Austin’s School of Spa Technology in Albany purchased the center from owner Lisa Fasulo earlier this month for an undisclosed sum. The center will close up shop on Curry Road and relocate to Austin’s facility in downtown Albany over the next month.
Austin’s will offer a total of four training programs ranging from tattoo fundamentals to an intermediate tattoo seminar. Each will start new enrollment at least once a month.
“We have been striving to maintain a trendy, forward-thinking repertoire of programs over the past year and the addition of tattoo artistry is no different,” said Danielle Cullen, Austin’s executive director. “The tattoo industry has evolved so much over the past decade and we are looking forward to educating future professionals in this popular trade.”
For Fasulo, moving the center she’s operated since 2003 will be a bit of a homecoming. The Albany native will continue to teach her trade at Austin’s School once the move is complete this spring.
“It’s a great move for my school,” she said. “It’s a great synergy that we can use to take it to bigger places.”
Austin’s acquisition of Fasulo’s curriculum will make it the only career institute in the nation to offer a tattoo artistry program. The new tattoo program will be the sixth program offered at Austin, which has programs for cosmetology, barbering, esthetics, nail technology and makeup art.
“My goal has always been to make Austin’s School of Spa Technology more than just a cosmetology school, and expand it into a true full service spa and salon school,” said Faith Takes, president of Empire Education Corporation, which oversees Austin’s and its sister school, Mildred Elley.

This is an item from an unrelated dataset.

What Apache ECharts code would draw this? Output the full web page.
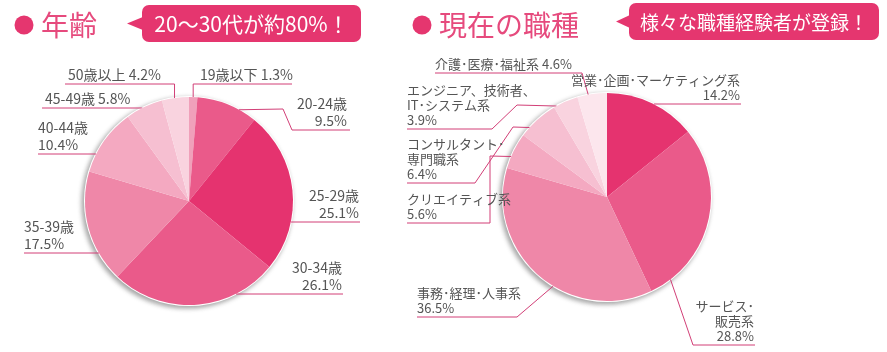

The learning center remains the only state Department of Education-licensed tattoo training facility in New York and one of only a handful of schools in the country. It’s rare enough that it regularly draws students from around the nation and beyond.
Fasulo’s program offers a two-week training period that bucks the trend of long apprenticeships under an established professional in the tattoo artistry field.
The learning center gives its students a day of training before giving them a chance to apply what they’ve learned inking permanent tattoos on real people, who pay greatly discounted prices for the amateur work.
The program has drawn students from around the world with enough popularity that Fasulo now operates separate programs in Florida and Washington. Her school was featured on a TLC documentary that aired nationally in July 2011.
But not all the attention garnered by the learning center has been positive. The program is reviled by a vocal contingent of tattoo artists who argue it’s irresponsible to allow neophytes to ink tattoos with so little training.
The documentary helped to spur this negative sentiment to a point where Fasulo started getting threats. Within a week of the program airing, both Rotterdam police and federal authorities were probing some of the vitriolic messages directed at the learning center.
The furor was short-lived, she said, and today her program operates without attracting any of the anger that it faced two years ago.